Former UK music television channel

Vintage TV was a music television channel from the United Kingdom which launched on 1 September 2010 on Sky and Freesat.

The channel was available throughout the UK, and with limited availability in Ireland. Broadcast transmissions on satellite, cable and Freeview ceased during August 2018. Its name and programming were previously licensed to Vintage TV in Canada.

Head Gear Films, a leading Financier for Independent Film, TV & Games now owns all the assets related to Vintage TV.

==Development==
Vintage TV broadcast a selection of music-related programming including music videos and concerts from an array of popular music artists primarily dating from the 1940s to 1990s. About 40% of its programming was original, including entertainment series and more than 500 specially created music videos featuring archive footage from the BBC, ITN, and Getty Images. Following a public vote from a list of 50 possible tracks, the first music video played on the channel was The Beach Boys' 'Good Vibrations'.

In September 2010, Vintage TV replaced oMusic TV on Sky.

In April 2011, Vintage TV appointed 3Vision on a multi-year contract to help negotiate carriage deals for Vintage TV in Europe, the Middle East and Africa (EMEA), as well as assist in the channel's aim of serving as many markets as possible by the end of 2012.

In July 2011, Vintage TV won the Freesat Award for Best Themed Channel. In April 2012, Vintage TV was shortlisted for two Freesat awards, Best Niche TV Channel and Breakout Channel of the Year, by Freesat's panel of media industry judges.

In April 2013, Vintage TV launched on Virgin Media on channel number 343.

In June 2014, Vintage TV became available on Internet connected Freeview boxes on channel 242.

From 1 July 2016, Vintage TV was on Freeview channel 86. It moved to channel 82 on 3 August 2016.
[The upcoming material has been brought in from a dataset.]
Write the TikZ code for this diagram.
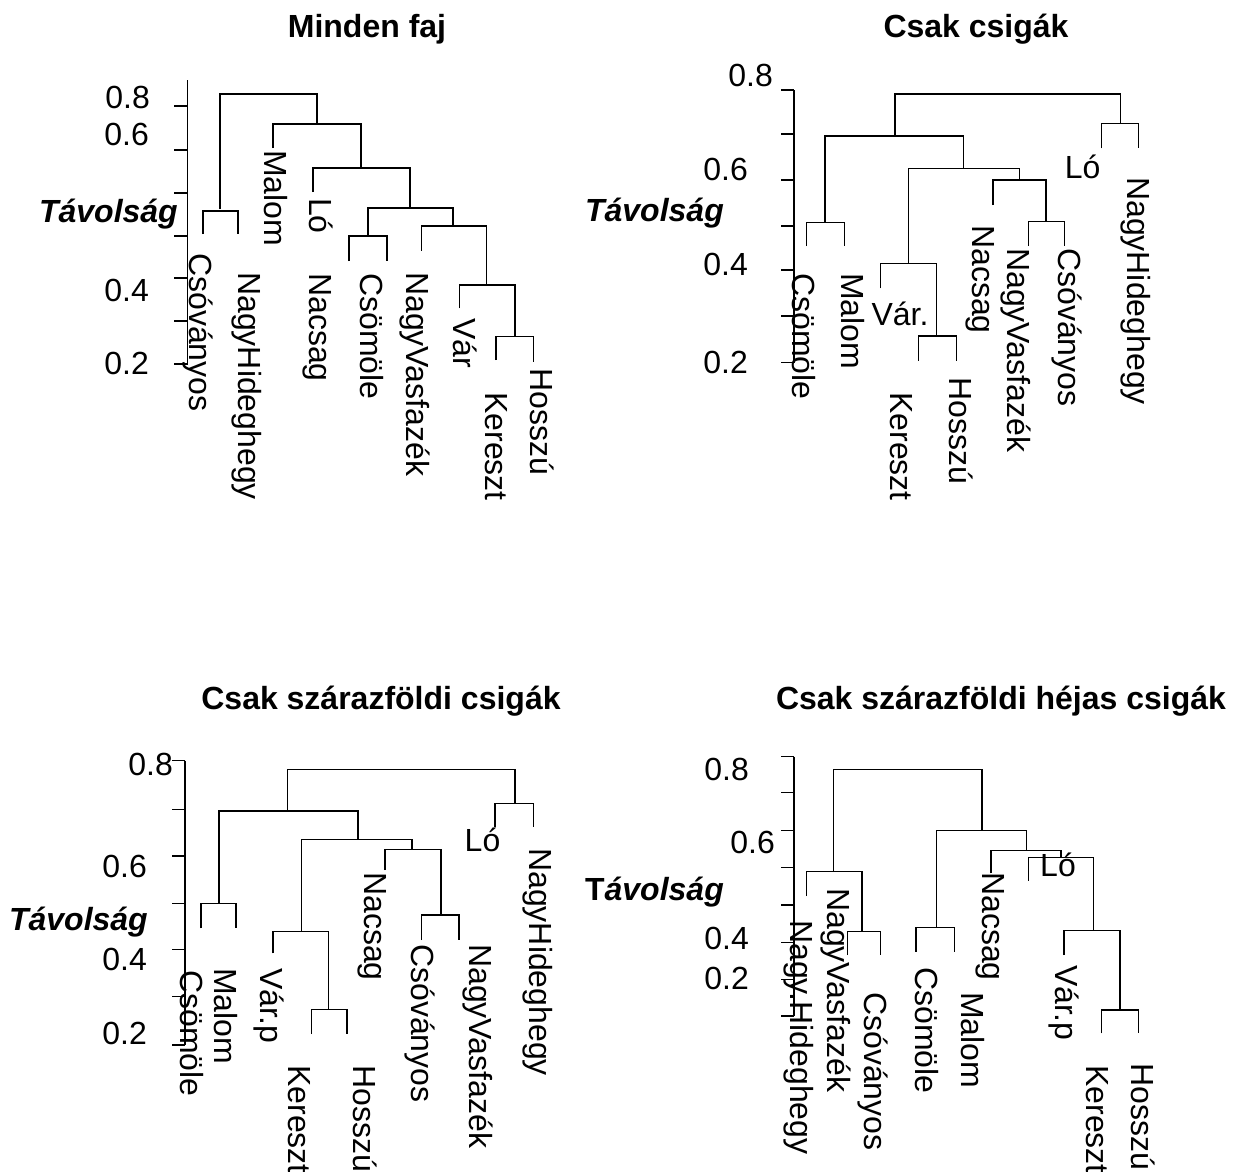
\documentclass[tikz,border=0pt]{standalone}
\usepackage{fontspec}
\setmainfont{Liberation Sans}
\usepackage{tikz}
\usetikzlibrary{positioning}

\tikzset{
  every node/.style={inner sep=0pt, font=\fontsize{32}{38}\selectfont},
  leaf/.style={rotate=-90, anchor=base west},
  flat/.style={anchor=base},
  ticklab/.style={anchor=east},
  ylab/.style={anchor=east, font=\fontsize{32}{38}\selectfont\bfseries\itshape},
  ttl/.style={font=\fontsize{32}{38}\selectfont\bfseries},
  branch/.style={line width=1.5pt}
}

\begin{document}
\begin{tikzpicture}[x=1pt, y=-1pt]
\useasboundingbox (0,0) rectangle (1240,1171);

% titles
\node[ttl] (t1) at (367,29) {Minden faj};
\node[ttl] (t2) at (976,29) {Csak csigák};
\node[ttl] (t3) at (381,701) {Csak szárazföldi csigák};
\node[ttl] (t4) at (1001,701) {Csak szárazföldi héjas csigák};

% axes
\draw[branch] (187.7,80) -- (187.7,364);
\foreach \t in {106,150,193,236,278,321,364}
    \draw[branch] (174.3,\t) -- (187.7,\t);
\draw[branch] (794,90) -- (794,362.7);
\foreach \t in {90,134,180,226,270,316,362.7}
    \draw[branch] (781,\t) -- (794,\t);
\draw[branch] (185,760.7) -- (185,1045);
\foreach \t in {760.7,809.3,856,903.3,949.3,996.7,1045}
    \draw[branch] (172,\t) -- (185,\t);
\draw[branch] (794,756.7) -- (794,1016);
\foreach \t in {756.7,792.7,830.7,867.3,905,942.7,979.3,1016}
    \draw[branch] (781,\t) -- (794,\t);

\foreach \n/\x/\y/\m in {
    a8/150/97/0.8, a6/149/134/0.6, a4/149/290/0.4, a2/149/363/0.2,
    b8/773/75/0.8, b6/748/169/0.6, b4/748/264/0.4, b2/748/362/0.2,
    c8/173/764/0.8, c6/147/866/0.6, c4/147/959/0.4, c2/147/1033/0.2,
    d8/749/769/0.8, d6/775/842/0.6, d4/749/938/0.4, d2/749/978/0.2}
    \node[ticklab] (\n) at (\x,\y) {\m};

\node[ylab] (ya) at (178,214) {Távolság};
\node[ylab] (yb) at (724,213) {Távolság};
\node[ylab] (yc) at (148,922) {Távolság};
\node[ylab] (yd) at (724,892) {\upshape T\itshape ávolság};

% dendrograms: left x / right x / height / left leg end / right leg end
\foreach \a/\b/\h/\l/\r in {
    220/317/94/209/123, 203/238/211/234/234,
    273/361/124/148/168, 313/410/168/192/208,
    368/453/208/236/225, 349/387/236/261/261,
    421.7/486.7/226/250.7/284, 459.3/515/285/308.3/336.7,
    496/533.3/336.7/360/361.7,
    895/1120.7/94/136/123.3, 1101.7/1138.3/123.3/148.3/148.3,
    825/963.3/136/222.7/168.3, 806.7/844.3/222.7/246/246,
    908.3/1019.3/168.3/263.3/180, 880.7/936.7/263.3/288.3/336,
    918.3/956.3/336/360.7/360.7, 993/1046/180/205/221.7,
    1028.3/1064.3/221.7/246/246,
    287.6/515/769.3/811/803.3, 495/533.3/803.3/826.7/826.7,
    218.8/358/811/903.3/839.3, 200.9/235.9/903.3/928.3/928.3,
    301.5/412/839.3/931.7/849.3, 272.9/328.5/931.7/953.3/1009.3,
    311.4/347.2/1009.3/1034/1034, 385/441/849.3/870/915,
    421.7/459/915/940/940,
    833.4/981.8/769.3/871.7/830.7, 806.7/862.1/871.7/896/931.7,
    847.7/880.5/931.7/955/955, 936.7/1026.7/830.7/927.3/850.7,
    916.2/954.4/927.3/951.7/951.7, 990.9/1061/850.7/873.3/857.3,
    1028.3/1093.3/857.3/880.7/930.7, 1064/1120/930.7/955/1010,
    1101.7/1138.3/1010/1033.3/1033.3}
    \draw[branch] (\a,\l) |- (\b,\h) -- (\b,\r);

% leaf labels
\foreach \n/\x/\y/\m in {
    acsov/189.5/253/Csóványos, anagyh/238/272/NagyHideghegy,
    amalom/264.5/150/Malom, alo/309.5/198/Ló, anacs/309.5/273/Nacsag,
    acsom/360.5/273/Csömöle, anagyv/406.8/272/NagyVasfazék,
    avar/453.5/318/Vár, aker/485.5/392/Kereszt, ahossz/530.5/368/Hosszú,
    bcsom/792.5/273/Csömöle, bmalom/841.5/273/Malom,
    bker/890.5/392/Kereszt, bhossz/949.5/377/Hosszú,
    bnacs/972.5/225/Nacsag, bnagyv/1007.5/248/NagyVasfazék,
    bcsov/1058.5/248/Csóványos, bnagyh/1127.5/177/NagyHideghegy,
    ccsom/180.5/970/Csömöle, cmalom/214.5/968/Malom,
    cvar/260.5/968/Vár.p, cker/288.5/1065/Kereszt,
    chossz/353.5/1065/Hosszú, cnacs/364.5/872/Nacsag,
    ccsov/411.5/944/Csóványos, cnagyv/469.5/944/NagyVasfazék,
    cnagyh/529.5/848/NagyHideghegy,
    dnagyh/790/920/Nagy.Hideghegy, dnagyv/827/888/NagyVasfazék,
    dcsov/864/992/Csóványos, dcsom/915/967/Csömöle,
    dmalom/961/992/Malom, dnacs/982.5/872/Nacsag,
    dvar/1055/965/Vár.p, dker/1086.5/1065/Kereszt,
    dhossz/1131.5/1063/Hosszú}
    \node[leaf] (\n) at (\x,\y) {\m};

\node[flat] (bvar) at (900,325) {Vár.};
\node[flat] (blo) at (1082.7,178.3) {Ló};
\node[flat] (clo) at (482.5,851.7) {Ló};
\node[flat] (dlo) at (1058,876) {Ló};

\end{tikzpicture}
\end{document}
On 14 October 2016, Vintage TV launched a localized version of the channel in Canada on Shaw Direct satellite and Shaw Cable.

On 17 May 2018, Vintage TV was removed from Freesat, with the channel blaming "carriage costs" for the removal. Vintage TV was then removed from Freeview on 2 August 2018. Lastly, the channel was removed on Virgin Media and Sky on 7 August 2018. The channel later claimed that following talks with Sky it had been "offered a new deal to return to the platform" but eventually on 17 October 2018, it was confirmed that the channel had gone into administration.